We'll know the answer to this question quite soon-ish.

Saturday, 1 May 2010

Activities (and Inactivities)

The picture here is a little homage to Jannis Kounellis

Hello. Minus eleven.

Things have been sorted before this forthcoming bank holiday, so we are ready to take what is coming next week.

Silvia Iorio has arrived and, with her, arrived the switches. That is just one in a hundred and something, still to be painted. It is quite exciting to see bits and pieces of a work before it is set into place, which should happen at some point next week.
We've been talking to technicians for a big plywood panel to host them in the final installation, arranging dimensions and even granted a studio for Silvia where she will be able to assemble the work.
Can't wait to see it finally in place. Check.

Not only the mailer, but also the lovely catalogue and postcards have been sent off last Wednesday via post. People should receive it just after May Bank holiday. Time Out has been alerted about the show on Tuesday night, just one day before the deadline for the listings.

Charlotte's work is on the way. Really looking forward to seeing it as it is very small and intimate. We'll probably find it in our office when we go back to work on Wednesday. Check.

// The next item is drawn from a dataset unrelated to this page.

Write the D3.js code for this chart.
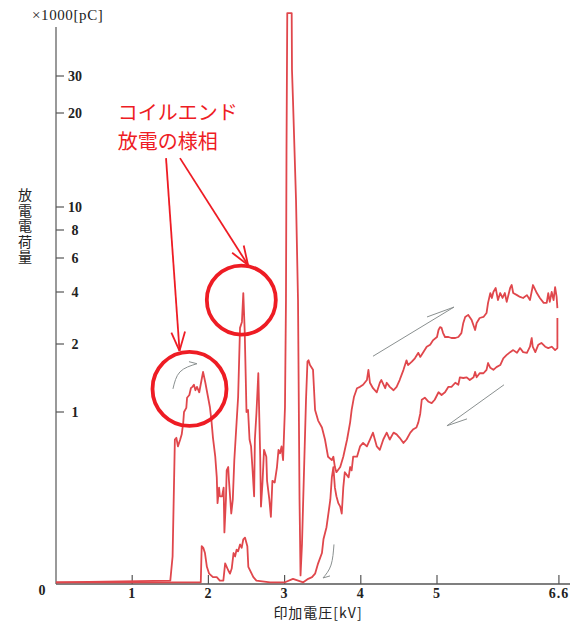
<!DOCTYPE html>
<html>
<head>
<meta charset="utf-8">
<script src="https://cdn.jsdelivr.net/npm/d3@7"></script>
<style>
  html, body { margin: 0; padding: 0; background: #fff; }
  svg { display: block; }
</style>
</head>
<body>
<div id="chart"></div>
<script>
// tick values of both axes
const xTicks = [1, 2, 3, 4, 5, 6.6];
const yTicks = [0, 1, 2, 4, 6, 8, 10, 20, 30];

// rising voltage sweep [kV, x1000 pC]
const riseData = [
  [0, 0.01], [1.50, 0.02], [1.53, 0.16], [1.56, 0.84], [1.58, 0.85], [1.60, 0.80], [1.63, 0.84],
  [1.65, 0.87], [1.67, 0.94], [1.68, 1.00], [1.71, 1.06], [1.72, 1.21], [1.75, 1.25], [1.77, 1.35],
  [1.79, 1.37], [1.81, 1.40], [1.83, 1.32], [1.85, 1.37], [1.88, 1.29], [1.91, 1.47], [1.93, 1.59],
  [1.96, 1.43], [1.99, 1.25], [2.02, 1.07], [2.04, 0.95], [2.06, 0.85], [2.09, 0.74], [2.11, 0.62],
  [2.12, 0.47], [2.14, 0.56], [2.15, 0.51], [2.18, 0.51], [2.20, 0.56], [2.21, 0.30], [2.23, 0.49],
  [2.24, 0.66], [2.26, 0.68], [2.27, 0.60], [2.30, 0.41], [2.32, 0.49], [2.34, 0.72], [2.37, 0.94],
  [2.39, 1.22], [2.415, 2.62], [2.44, 2.85], [2.458, 3.96], [2.476, 2.54], [2.49, 1.51], [2.50, 1.00],
  [2.52, 1.03], [2.54, 0.84], [2.56, 0.80], [2.58, 0.66], [2.60, 0.51], [2.61, 0.84], [2.63, 0.99],
  [2.655, 1.57], [2.668, 0.97], [2.68, 0.74], [2.69, 0.45], [2.71, 0.59], [2.73, 0.78], [2.76, 0.74],
  [2.77, 0.60], [2.80, 0.49], [2.82, 0.39], [2.84, 0.60], [2.87, 0.59], [2.90, 0.68], [2.92, 0.78],
  [2.94, 0.76], [2.96, 0.80], [2.98, 0.72], [3.005, 1.07], [3.018, 3.69], [3.025, 16.1], [3.035, 47],
  [3.093, 47], [3.097, 31.6], [3.11, 23.5], [3.15, 10.7], [3.176, 3.69], [3.196, 0.49], [3.209, 0.05],
  [3.228, 0.23], [3.255, 0.66], [3.281, 1.18], [3.30, 1.74], [3.314, 1.76], [3.333, 1.69], [3.373, 1.62],
  [3.40, 1.03], [3.44, 0.95], [3.49, 0.91], [3.53, 0.84], [3.57, 0.74], [3.62, 0.72], [3.64, 0.74],
  [3.66, 0.68], [3.68, 0.65], [3.73, 0.68], [3.77, 0.74], [3.82, 0.84], [3.86, 0.94], [3.88, 1.03],
  [3.91, 1.22], [3.95, 1.35], [3.99, 1.37], [4.03, 1.40], [4.08, 1.47], [4.10, 1.62], [4.12, 1.43],
  [4.16, 1.35], [4.21, 1.29], [4.25, 1.43], [4.27, 1.47], [4.32, 1.35], [4.34, 1.43], [4.38, 1.37],
  [4.43, 1.32], [4.47, 1.37], [4.51, 1.47], [4.56, 1.62], [4.60, 1.76], [4.62, 1.69], [4.67, 1.74],
  [4.71, 1.79], [4.755, 1.87], [4.78, 1.81], [4.82, 1.88], [4.865, 1.96], [4.91, 1.99], [4.95, 2.15],
  [5.00, 2.27], [5.02, 2.54], [5.04, 2.65], [5.06, 2.62], [5.08, 2.42], [5.105, 2.27], [5.15, 2.27],
  [5.19, 2.23], [5.24, 2.23], [5.28, 2.27], [5.32, 2.42], [5.345, 2.81], [5.37, 3.04], [5.41, 3.12],
  [5.455, 2.92], [5.50, 2.54], [5.52, 2.81], [5.56, 3.00], [5.61, 3.04], [5.65, 3.19], [5.67, 3.58],
  [5.70, 3.96], [5.72, 3.77], [5.74, 4.00], [5.77, 4.24], [5.80, 3.69], [5.83, 3.96], [5.86, 3.77],
  [5.89, 3.96], [5.915, 3.62], [5.96, 4.24], [5.98, 4.41], [6.00, 3.96], [6.05, 3.88], [6.09, 3.81],
  [6.13, 3.77], [6.18, 3.88], [6.22, 3.69], [6.26, 4.41], [6.29, 4.12], [6.31, 3.96], [6.35, 3.77],
  [6.40, 3.58], [6.44, 3.58], [6.46, 3.96], [6.48, 3.62], [6.505, 4.00], [6.53, 3.69], [6.55, 4.29],
  [6.57, 3.81], [6.58, 3.38]
];

// falling voltage sweep [kV, x1000 pC]
const fallData = [
  [6.58, 3.00], [6.58, 1.94], [6.55, 1.91], [6.505, 1.96], [6.46, 1.94], [6.42, 1.96], [6.37, 2.04],
  [6.33, 1.99], [6.29, 1.88], [6.256, 1.96], [6.243, 2.23], [6.22, 1.96], [6.18, 1.87], [6.13, 1.88],
  [6.09, 1.94], [6.05, 1.87], [6.00, 1.91], [5.96, 1.88], [5.915, 1.84], [5.87, 1.79], [5.83, 1.69],
  [5.78, 1.66], [5.74, 1.62], [5.70, 1.65], [5.67, 1.72], [5.65, 1.62], [5.61, 1.57], [5.56, 1.57],
  [5.52, 1.51], [5.50, 1.59], [5.48, 1.51], [5.43, 1.47], [5.39, 1.51], [5.345, 1.50], [5.30, 1.51],
  [5.28, 1.40], [5.24, 1.43], [5.19, 1.37], [5.15, 1.37], [5.105, 1.29], [5.06, 1.25], [5.02, 1.29],
  [4.97, 1.18], [4.93, 1.13], [4.89, 1.15], [4.84, 1.21], [4.80, 1.18], [4.78, 0.99], [4.755, 0.94],
  [4.73, 0.91], [4.69, 0.90], [4.65, 0.88], [4.60, 0.84], [4.56, 0.82], [4.51, 0.85], [4.47, 0.87],
  [4.43, 0.88], [4.38, 0.84], [4.34, 0.88], [4.295, 0.84], [4.25, 0.78], [4.21, 0.80], [4.16, 0.88],
  [4.12, 0.84], [4.08, 0.80], [4.03, 0.82], [3.99, 0.80], [3.95, 0.74], [3.90, 0.74], [3.88, 0.66],
  [3.86, 0.68], [3.84, 0.62], [3.79, 0.65], [3.77, 0.56], [3.75, 0.41], [3.73, 0.45], [3.705, 0.47],
  [3.68, 0.51], [3.66, 0.56], [3.64, 0.68], [3.62, 0.62], [3.60, 0.49], [3.55, 0.33], [3.51, 0.26],
  [3.49, 0.18], [3.44, 0.12], [3.40, 0.06], [3.36, 0.04], [3.31, 0.03], [3.245, 0.01], [3.11, 0.03],
  [3.005, 0.01], [2.81, 0.01], [2.63, 0.02], [2.59, 0.04], [2.524, 0.10], [2.511, 0.22], [2.48, 0.27],
  [2.458, 0.26], [2.437, 0.21], [2.415, 0.23], [2.39, 0.19], [2.37, 0.20], [2.35, 0.16], [2.33, 0.18],
  [2.306, 0.09], [2.283, 0.06], [2.26, 0.08], [2.24, 0.10], [2.22, 0.12], [2.196, 0.02], [2.15, 0.02],
  [2.11, 0.04], [2.06, 0.04], [2.01, 0.06], [1.98, 0.10], [1.955, 0.18], [1.933, 0.21], [1.912, 0.22],
  [1.90, 0.01], [0, 0.01]
];

// red annotation
const noteLines = ["コイルエンド", "放電の様相"];
const noteAt = [0.81, 19.3];
const noteCircles = [[1.752, 1.34], [2.432, 3.69]];
const noteArrows = [
  [[1.444, 15.2], [1.621, 1.90]],
  [[1.627, 15.2], [2.520, 5.59]]
];
// grey pencil arrows showing the sweep direction
const pencilArrows = [
  { path: [[1.535, 1.34], [1.627, 1.59], [1.850, 1.71]], barb: [1.745, 1.74] },
  { path: [[4.160, 1.82], [5.223, 3.42]], barb: [4.869, 3.04] },
  { path: [[5.879, 1.40], [5.131, 0.92]], barb: [5.394, 0.96] },
  { path: [[3.648, 0.23], [3.609, 0.11], [3.504, 0.035]], barb: [3.596, 0.047] }
];

const xLabel = "印加電圧[kV]";
const yLabel = "放電電荷量";
const unitLabel = "×1000[pC]";

const width = 579, height = 622;
const x0 = 56, yBase = 584;
// the printed charge axis is irregular, so it is mapped tick by tick
const yTickPos = [584, 412, 344, 292, 258, 230, 207, 113, 76];

const x = d3.scaleLinear().domain([0, 6.6]).range([x0, x0 + 6.6 * 76.2]);
const y = d3.scaleLinear().domain(yTicks).range(yTickPos);

const svg = d3.select("#chart").append("svg")
  .attr("width", width)
  .attr("height", height);

const serif = "'Liberation Serif', 'DejaVu Serif', serif";
const jp = "'Noto Sans CJK JP', sans-serif";

// axes
svg.append("line")
  .attr("x1", x0).attr("x2", x0)
  .attr("y1", 27).attr("y2", yBase)
  .attr("stroke", "#777").attr("stroke-width", 1.5);
svg.append("line")
  .attr("x1", x0).attr("x2", 570)
  .attr("y1", yBase).attr("y2", yBase)
  .attr("stroke", "#555").attr("stroke-width", 1.5);

svg.selectAll(".xt")
  .data(xTicks)
  .enter()
  .append("line")
  .attr("x1", d => x(d)).attr("x2", d => x(d))
  .attr("y1", yBase).attr("y2", yBase - 9)
  .attr("stroke", "#555").attr("stroke-width", 1.2);

svg.selectAll(".xl")
  .data(xTicks)
  .enter()
  .append("text")
  .attr("x", d => x(d))
  .attr("y", 598)
  .attr("text-anchor", "middle")
  .attr("font-family", serif)
  .attr("font-size", 14)
  .attr("font-weight", "bold")
  .attr("letter-spacing", 1)
  .attr("fill", "#222")
  .text(d => d);

const yInner = yTicks.filter(d => d > 0);
svg.selectAll(".yt")
  .data(yInner)
  .enter()
  .append("line")
  .attr("x1", x0).attr("x2", x0 + 8)
  .attr("y1", d => y(d)).attr("y2", d => y(d))
  .attr("stroke", "#555").attr("stroke-width", 1.2);

svg.selectAll(".yl")
  .data(yInner)
  .enter()
  .append("text")
  .attr("x", 75)
  .attr("y", d => y(d) + 5)
  .attr("text-anchor", "middle")
  .attr("font-family", serif)
  .attr("font-size", 14)
  .attr("font-weight", "bold")
  .attr("fill", "#222")
  .text(d => d);

svg.append("text")
  .attr("x", 42).attr("y", 595)
  .attr("text-anchor", "middle")
  .attr("font-family", serif)
  .attr("font-size", 14)
  .attr("font-weight", "bold")
  .attr("fill", "#222")
  .text(yTicks[0]);

svg.append("text")
  .attr("x", 32).attr("y", 20)
  .attr("font-family", serif)
  .attr("font-size", 15)
  .attr("letter-spacing", 0.6)
  .attr("fill", "#222")
  .text(unitLabel);

svg.append("text")
  .attr("x", 318).attr("y", 618)
  .attr("text-anchor", "middle")
  .attr("font-family", jp)
  .attr("font-size", 14)
  .attr("letter-spacing", 1)
  .attr("fill", "#222")
  .text(xLabel);

// vertical axis title, one text set top to bottom
svg.append("text")
  .attr("x", 25)
  .attr("y", 188)
  .style("writing-mode", "vertical-rl")
  .style("text-orientation", "upright")
  .attr("font-family", jp)
  .attr("font-size", 14)
  .attr("letter-spacing", 1.5)
  .attr("fill", "#222")
  .text(yLabel);

// curves
const line = d3.line()
  .x(d => x(d[0]))
  .y(d => y(d[1]));

[riseData, fallData].forEach(data => {
  svg.append("path")
    .datum(data)
    .attr("d", line)
    .attr("fill", "none")
    .attr("stroke", "#e0474c")
    .attr("stroke-width", 1.8)
    .attr("stroke-linejoin", "round");
});

// pencil arrows
const curve = d3.line()
  .x(d => x(d[0]))
  .y(d => y(d[1]))
  .curve(d3.curveNatural);

pencilArrows.forEach(a => {
  svg.append("path")
    .attr("d", curve(a.path))
    .attr("fill", "none")
    .attr("stroke", "#8a9090")
    .attr("stroke-width", 1);
  const tip = a.path[a.path.length - 1];
  svg.append("line")
    .attr("x1", x(a.barb[0])).attr("y1", y(a.barb[1]))
    .attr("x2", x(tip[0])).attr("y2", y(tip[1]))
    .attr("stroke", "#8a9090")
    .attr("stroke-width", 1);
});

// red annotation
const red = "#ee1c24";
svg.selectAll(".ring")
  .data(noteCircles)
  .enter()
  .append("circle")
  .attr("cx", d => x(d[0]))
  .attr("cy", d => y(d[1]))
  .attr("r", (_, i) => i === 0 ? 37 : 34.5)
  .attr("fill", "none")
  .attr("stroke", red)
  .attr("stroke-width", 3.8);

noteArrows.forEach(a => {
  const x1 = x(a[0][0]), y1 = y(a[0][1]);
  const x2 = x(a[1][0]), y2 = y(a[1][1]);
  svg.append("line")
    .attr("x1", x1).attr("y1", y1)
    .attr("x2", x2).attr("y2", y2)
    .attr("stroke", red).attr("stroke-width", 1.8);
  const ang = Math.atan2(y2 - y1, x2 - x1);
  [-0.35, 0.35].forEach(s => {
    svg.append("line")
      .attr("x1", x2 - 20 * Math.cos(ang + s)).attr("y1", y2 - 20 * Math.sin(ang + s))
      .attr("x2", x2).attr("y2", y2)
      .attr("stroke", red).attr("stroke-width", 1.8);
  });
});

svg.selectAll(".note")
  .data(noteLines)
  .enter()
  .append("text")
  .attr("x", x(noteAt[0]))
  .attr("y", (_, i) => y(noteAt[1]) + i * 29)
  .attr("font-family", jp)
  .attr("font-size", 20)
  .attr("fill", red)
  .text(d => d);
</script>
</body>
</html>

Martina and Nathalie should have their work ready too and will bring it in next week at some point, very close to the opening. We have a nice scale model of Unit 2 in our office made by our Francesca and had spent the latest weeks arranging mini-artworks mock up around. We seem to have very straightforward ideas about the hanging. Check.

Some very nice vinyls of the show's title and dates are being ordered by Habda for the door. Not in England, because they're too pricy, but from abroad. They should arrive just on time, unless another volcano blows up. Check.

Russel is probably buying the white wash paint for the window in this very moment, whereas Silvia is hunting for spray paint and varnish around Soho, with a map in one hand and some more switches in the other. Check.

Dylan and Sophie have been in touch, too. Their work will be a nice surprise. Katja and Gusztav are coming from Berlin for the opening with all their family: thanks again to the Goethe Institut for their support. Check.

Cesare didn't let me know if he needs a projector for his talk. Eeek!